* Start Data shown *

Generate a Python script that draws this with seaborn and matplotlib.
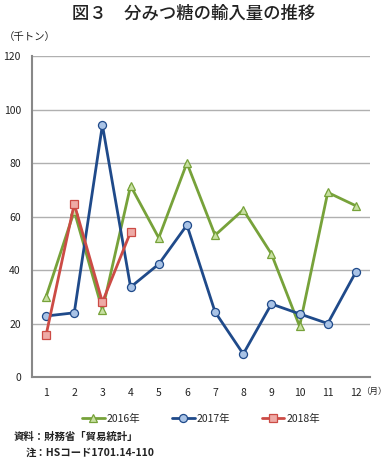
import matplotlib
matplotlib.use("Agg")
import matplotlib.pyplot as plt
import seaborn as sns
import pandas as pd
import numpy as np

months = list(range(1, 13))
month_labels = [str(m) for m in months]
v2016 = [30, 62, 25, 71.5, 52, 80, 53, 62.5, 46, 19, 69, 64]
v2017 = [22.8, 24, 94.2, 33.6, 42.2, 56.8, 24.3, 8.6, 27.3, 23.6, 20, 39.3]
v2018 = [15.7, 64.7, 28, 54.2]
series_names = ["2016年", "2017年", "2018年"]

sns.set_theme(style="white")
plt.rcParams['font.family'] = ['Noto Sans CJK JP', 'DejaVu Sans']

rows = []
for name, vals in zip(series_names, [v2016, v2017, v2018]):
    for m, v in zip(months, vals):
        rows.append({"月": m, "値": v, "年": name})
df = pd.DataFrame(rows)

line_colors = {"2016年": "#77a23a", "2017年": "#1f4a8a", "2018年": "#cc4b45"}
face_colors = {"2016年": "#c8e0a2", "2017年": "#a9c3e6", "2018年": "#eeaaa6"}
markers = {"2016年": "^", "2017年": "o", "2018年": "s"}

fig = plt.figure(figsize=(3.87, 4.59), dpi=100)
ax = fig.add_axes([32/387, 1-377/459, (370-32)/387, (377-56)/459])

for name in series_names:
    sub = df[df["年"] == name]
    sns.lineplot(data=sub, x="月", y="値", ax=ax, color=line_colors[name],
                 linewidth=2, marker=markers[name], markersize=5.8,
                 markerfacecolor=face_colors[name], markeredgecolor=line_colors[name],
                 markeredgewidth=0.9, label=name, zorder=3)

ax.set_xlim(0.5, 12.5)
ax.set_ylim(0, 120)
ax.set_yticks(np.arange(0, 121, 20))
ax.set_xticks(months)
ax.set_xticklabels(month_labels)
ax.set_xticks(np.arange(0.5, 12.6, 1), minor=True)
ax.tick_params(axis='x', which='major', length=0, labelsize=7.5, pad=8, colors='#222222')
ax.tick_params(axis='x', which='minor', length=4, width=1, color='#888888', direction='out')
ax.tick_params(axis='y', which='major', length=4, width=1, color='#888888', direction='out',
               labelsize=7.5, colors='#222222', pad=4)
ax.tick_params(axis='y', colors='#888888', labelcolor='#222222')
ax.set_xlabel("")
ax.set_ylabel("")
ax.yaxis.grid(True, color='#b0b0b0', linewidth=1)
ax.xaxis.grid(False)
for s in ["top", "right"]:
    ax.spines[s].set_visible(False)
for s in ["left", "bottom"]:
    ax.spines[s].set_color('#888888')
    ax.spines[s].set_linewidth(1.5)

leg = ax.legend(loc='upper center', bbox_to_anchor=(0.5, -0.085), ncol=3, frameon=False,
                fontsize=7.5, handlelength=2.2, columnspacing=3.0, handletextpad=0.2)

fig.text(0.5, 1-14/459, "図３　分みつ糖の輸入量の推移", ha='center', va='center',
         fontsize=12.5, fontweight='medium', color='#222222')
fig.text(4/387, 1-37/459, "（千トン）", ha='left', va='center', fontsize=7.5, color='#222222')
fig.text(387/387, 1-391/459, "（月）", ha='right', va='center', fontsize=6.1, color='#222222')
fig.text(14/387, 1-437/459, "資料：財務省「貿易統計」", ha='left', va='center', fontsize=7.5,
         fontweight='bold', color='#222222')
fig.text(26/387, 1-453/459, "注：HSコード1701.14-110", ha='left', va='center', fontsize=7.5,
         fontweight='bold', color='#222222')

fig.savefig("out.png", dpi=100)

* End Data shown *

**Given instruction:**
Please extract exactly the lines of the data, from the first through the line containing "markeredgewidth=0.9, label=name, zorder=3)", and add no pictures to the copy.

**Answer to this problem:**
Generate a Python script that draws this with seaborn and matplotlib.
import matplotlib
matplotlib.use("Agg")
import matplotlib.pyplot as plt
import seaborn as sns
import pandas as pd
import numpy as np

months = list(range(1, 13))
month_labels = [str(m) for m in months]
v2016 = [30, 62, 25, 71.5, 52, 80, 53, 62.5, 46, 19, 69, 64]
v2017 = [22.8, 24, 94.2, 33.6, 42.2, 56.8, 24.3, 8.6, 27.3, 23.6, 20, 39.3]
v2018 = [15.7, 64.7, 28, 54.2]
series_names = ["2016年", "2017年", "2018年"]

sns.set_theme(style="white")
plt.rcParams['font.family'] = ['Noto Sans CJK JP', 'DejaVu Sans']

rows = []
for name, vals in zip(series_names, [v2016, v2017, v2018]):
    for m, v in zip(months, vals):
        rows.append({"月": m, "値": v, "年": name})
df = pd.DataFrame(rows)

line_colors = {"2016年": "#77a23a", "2017年": "#1f4a8a", "2018年": "#cc4b45"}
face_colors = {"2016年": "#c8e0a2", "2017年": "#a9c3e6", "2018年": "#eeaaa6"}
markers = {"2016年": "^", "2017年": "o", "2018年": "s"}

fig = plt.figure(figsize=(3.87, 4.59), dpi=100)
ax = fig.add_axes([32/387, 1-377/459, (370-32)/387, (377-56)/459])

for name in series_names:
    sub = df[df["年"] == name]
    sns.lineplot(data=sub, x="月", y="値", ax=ax, color=line_colors[name],
                 linewidth=2, marker=markers[name], markersize=5.8,
                 markerfacecolor=face_colors[name], markeredgecolor=line_colors[name],
                 markeredgewidth=0.9, label=name, zorder=3)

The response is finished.